Are we living through a moment of lasting change? Two authors discuss Black Lives Matter, the Harper’s letter and where we go from here

Pankaj Mishra: Black Lives Matter has forced a long overdue re-examination, from the perspectives of history’s long-term losers, of everything, not only entrenched political and economic inequities but also the imbalances of intellectual and artistic life. But there is a very long way to go. Your recent article on Spike Lee’s new film about African-American soldiers in Vietnam [Da 5 Bloods] was instructive in this regard. Here is a celebrated African American film-maker, the cinematic biographer of Malcolm X, succumbing to American cliches about the Vietnamese, and non-white foreigners in general.

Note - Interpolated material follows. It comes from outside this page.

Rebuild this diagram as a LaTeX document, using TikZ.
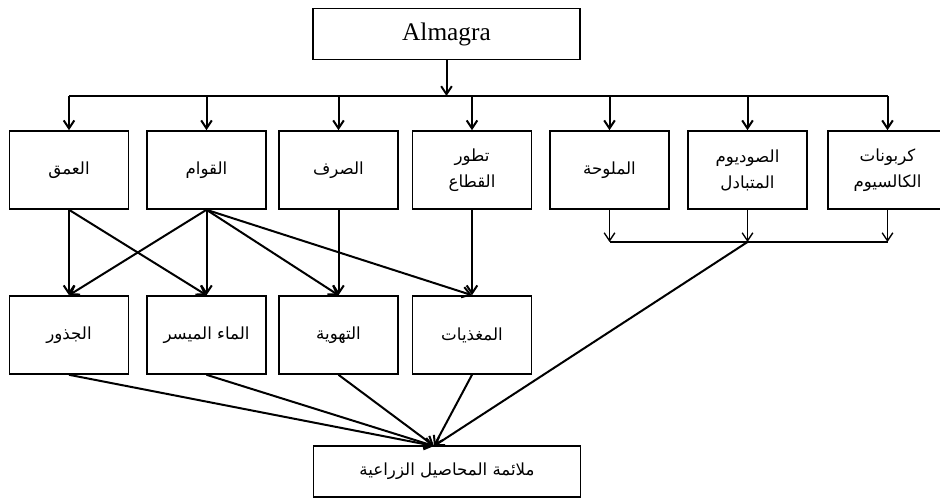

I am reminded, too, of a prize-winning writer who recently claimed in a tweet that African Americans were “fighting for democracy abroad”. Contrast this casual euphemising of American violence in multiple countries to Muhammad Ali’s principled refusal to join the assault on Vietnam. Such naive Americanism is striking. In the past African American leaders and artists, from WEB Du Bois to Nina Simone, simply assumed solidarity with peoples elsewhere; they could see that the plights of the long-term victims of slave society and the societies despoiled by racial-ethnic supremacism were inseparably linked. What do you think happened to sunder that connection?